Data section ->
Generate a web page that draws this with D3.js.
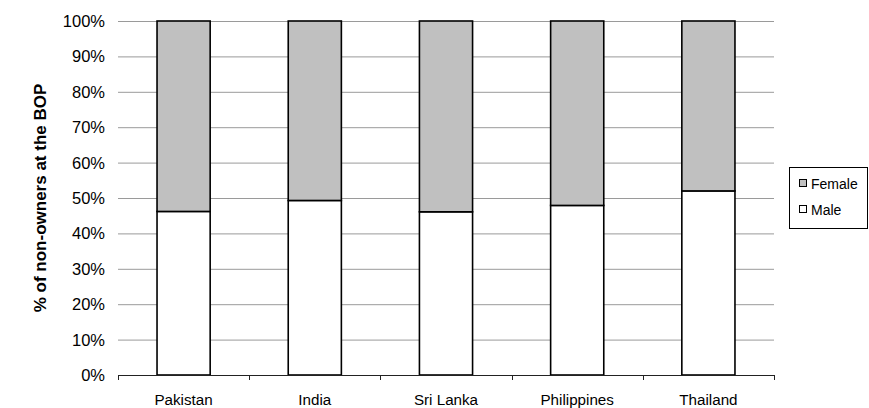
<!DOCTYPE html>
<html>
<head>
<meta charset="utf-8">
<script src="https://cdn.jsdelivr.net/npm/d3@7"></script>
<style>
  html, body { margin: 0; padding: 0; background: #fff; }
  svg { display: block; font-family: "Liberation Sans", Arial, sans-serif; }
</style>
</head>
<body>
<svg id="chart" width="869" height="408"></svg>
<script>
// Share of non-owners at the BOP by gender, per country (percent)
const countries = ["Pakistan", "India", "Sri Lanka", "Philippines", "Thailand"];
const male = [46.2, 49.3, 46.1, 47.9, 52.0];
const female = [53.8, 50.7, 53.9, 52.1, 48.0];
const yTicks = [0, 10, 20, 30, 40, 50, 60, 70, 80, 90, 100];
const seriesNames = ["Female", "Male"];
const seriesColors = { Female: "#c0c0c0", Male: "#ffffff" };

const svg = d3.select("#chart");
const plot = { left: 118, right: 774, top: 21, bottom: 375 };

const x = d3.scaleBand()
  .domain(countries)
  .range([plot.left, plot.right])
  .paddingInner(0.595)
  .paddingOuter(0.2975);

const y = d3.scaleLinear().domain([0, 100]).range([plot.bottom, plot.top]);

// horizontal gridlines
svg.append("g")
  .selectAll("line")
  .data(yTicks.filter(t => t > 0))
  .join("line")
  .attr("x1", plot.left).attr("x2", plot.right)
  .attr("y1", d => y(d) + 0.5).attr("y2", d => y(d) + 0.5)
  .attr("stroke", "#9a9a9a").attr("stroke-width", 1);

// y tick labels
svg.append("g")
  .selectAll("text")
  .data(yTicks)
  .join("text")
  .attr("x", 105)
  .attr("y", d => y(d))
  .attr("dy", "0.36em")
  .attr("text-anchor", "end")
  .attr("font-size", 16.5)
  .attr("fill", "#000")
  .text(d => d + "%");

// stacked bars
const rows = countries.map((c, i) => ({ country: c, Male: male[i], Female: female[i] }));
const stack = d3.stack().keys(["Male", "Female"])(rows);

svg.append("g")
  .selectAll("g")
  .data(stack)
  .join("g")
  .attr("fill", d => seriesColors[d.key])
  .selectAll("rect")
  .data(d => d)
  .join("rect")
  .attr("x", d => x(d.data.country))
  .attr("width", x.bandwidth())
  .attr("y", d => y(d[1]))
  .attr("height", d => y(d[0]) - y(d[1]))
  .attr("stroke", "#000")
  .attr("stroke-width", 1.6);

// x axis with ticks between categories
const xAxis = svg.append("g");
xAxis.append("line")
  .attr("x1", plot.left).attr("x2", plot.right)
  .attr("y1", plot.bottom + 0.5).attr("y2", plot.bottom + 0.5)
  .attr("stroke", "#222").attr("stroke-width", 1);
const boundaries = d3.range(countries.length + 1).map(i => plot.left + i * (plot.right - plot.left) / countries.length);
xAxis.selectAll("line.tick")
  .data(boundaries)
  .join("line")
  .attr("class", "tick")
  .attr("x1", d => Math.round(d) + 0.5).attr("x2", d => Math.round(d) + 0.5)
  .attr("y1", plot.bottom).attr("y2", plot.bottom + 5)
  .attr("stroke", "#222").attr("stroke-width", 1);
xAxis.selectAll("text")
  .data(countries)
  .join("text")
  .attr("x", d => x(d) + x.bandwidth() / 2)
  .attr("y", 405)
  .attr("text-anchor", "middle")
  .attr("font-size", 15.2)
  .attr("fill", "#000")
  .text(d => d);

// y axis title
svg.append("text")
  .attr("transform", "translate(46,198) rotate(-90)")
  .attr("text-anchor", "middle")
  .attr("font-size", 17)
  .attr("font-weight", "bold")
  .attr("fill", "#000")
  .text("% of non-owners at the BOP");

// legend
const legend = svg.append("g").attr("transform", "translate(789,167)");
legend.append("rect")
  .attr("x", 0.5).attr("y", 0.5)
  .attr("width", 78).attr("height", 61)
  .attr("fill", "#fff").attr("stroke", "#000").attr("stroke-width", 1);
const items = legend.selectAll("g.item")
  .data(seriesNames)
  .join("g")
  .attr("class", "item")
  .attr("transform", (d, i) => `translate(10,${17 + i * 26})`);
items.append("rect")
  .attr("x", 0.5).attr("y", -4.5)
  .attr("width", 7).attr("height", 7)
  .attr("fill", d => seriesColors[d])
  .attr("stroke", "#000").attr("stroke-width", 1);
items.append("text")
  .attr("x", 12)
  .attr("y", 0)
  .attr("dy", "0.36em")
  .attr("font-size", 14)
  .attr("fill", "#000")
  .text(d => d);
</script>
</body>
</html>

Instruction ->
Output the data above without changes, apart from leaving out the pictures.

Response below ->
Generate a web page that draws this with D3.js.
<!DOCTYPE html>
<html>
<head>
<meta charset="utf-8">
<script src="https://cdn.jsdelivr.net/npm/d3@7"></script>
<style>
  html, body { margin: 0; padding: 0; background: #fff; }
  svg { display: block; font-family: "Liberation Sans", Arial, sans-serif; }
</style>
</head>
<body>
<svg id="chart" width="869" height="408"></svg>
<script>
// Share of non-owners at the BOP by gender, per country (percent)
const countries = ["Pakistan", "India", "Sri Lanka", "Philippines", "Thailand"];
const male = [46.2, 49.3, 46.1, 47.9, 52.0];
const female = [53.8, 50.7, 53.9, 52.1, 48.0];
const yTicks = [0, 10, 20, 30, 40, 50, 60, 70, 80, 90, 100];
const seriesNames = ["Female", "Male"];
const seriesColors = { Female: "#c0c0c0", Male: "#ffffff" };

const svg = d3.select("#chart");
const plot = { left: 118, right: 774, top: 21, bottom: 375 };

const x = d3.scaleBand()
  .domain(countries)
  .range([plot.left, plot.right])
  .paddingInner(0.595)
  .paddingOuter(0.2975);

const y = d3.scaleLinear().domain([0, 100]).range([plot.bottom, plot.top]);

// horizontal gridlines
svg.append("g")
  .selectAll("line")
  .data(yTicks.filter(t => t > 0))
  .join("line")
  .attr("x1", plot.left).attr("x2", plot.right)
  .attr("y1", d => y(d) + 0.5).attr("y2", d => y(d) + 0.5)
  .attr("stroke", "#9a9a9a").attr("stroke-width", 1);

// y tick labels
svg.append("g")
  .selectAll("text")
  .data(yTicks)
  .join("text")
  .attr("x", 105)
  .attr("y", d => y(d))
  .attr("dy", "0.36em")
  .attr("text-anchor", "end")
  .attr("font-size", 16.5)
  .attr("fill", "#000")
  .text(d => d + "%");

// stacked bars
const rows = countries.map((c, i) => ({ country: c, Male: male[i], Female: female[i] }));
const stack = d3.stack().keys(["Male", "Female"])(rows);

svg.append("g")
  .selectAll("g")
  .data(stack)
  .join("g")
  .attr("fill", d => seriesColors[d.key])
  .selectAll("rect")
  .data(d => d)
  .join("rect")
  .attr("x", d => x(d.data.country))
  .attr("width", x.bandwidth())
  .attr("y", d => y(d[1]))
  .attr("height", d => y(d[0]) - y(d[1]))
  .attr("stroke", "#000")
  .attr("stroke-width", 1.6);

// x axis with ticks between categories
const xAxis = svg.append("g");
xAxis.append("line")
  .attr("x1", plot.left).attr("x2", plot.right)
  .attr("y1", plot.bottom + 0.5).attr("y2", plot.bottom + 0.5)
  .attr("stroke", "#222").attr("stroke-width", 1);
const boundaries = d3.range(countries.length + 1).map(i => plot.left + i * (plot.right - plot.left) / countries.length);
xAxis.selectAll("line.tick")
  .data(boundaries)
  .join("line")
  .attr("class", "tick")
  .attr("x1", d => Math.round(d) + 0.5).attr("x2", d => Math.round(d) + 0.5)
  .attr("y1", plot.bottom).attr("y2", plot.bottom + 5)
  .attr("stroke", "#222").attr("stroke-width", 1);
xAxis.selectAll("text")
  .data(countries)
  .join("text")
  .attr("x", d => x(d) + x.bandwidth() / 2)
  .attr("y", 405)
  .attr("text-anchor", "middle")
  .attr("font-size", 15.2)
  .attr("fill", "#000")
  .text(d => d);

// y axis title
svg.append("text")
  .attr("transform", "translate(46,198) rotate(-90)")
  .attr("text-anchor", "middle")
  .attr("font-size", 17)
  .attr("font-weight", "bold")
  .attr("fill", "#000")
  .text("% of non-owners at the BOP");

// legend
const legend = svg.append("g").attr("transform", "translate(789,167)");
legend.append("rect")
  .attr("x", 0.5).attr("y", 0.5)
  .attr("width", 78).attr("height", 61)
  .attr("fill", "#fff").attr("stroke", "#000").attr("stroke-width", 1);
const items = legend.selectAll("g.item")
  .data(seriesNames)
  .join("g")
  .attr("class", "item")
  .attr("transform", (d, i) => `translate(10,${17 + i * 26})`);
items.append("rect")
  .attr("x", 0.5).attr("y", -4.5)
  .attr("width", 7).attr("height", 7)
  .attr("fill", d => seriesColors[d])
  .attr("stroke", "#000").attr("stroke-width", 1);
items.append("text")
  .attr("x", 12)
  .attr("y", 0)
  .attr("dy", "0.36em")
  .attr("font-size", 14)
  .attr("fill", "#000")
  .text(d => d);
</script>
</body>
</html>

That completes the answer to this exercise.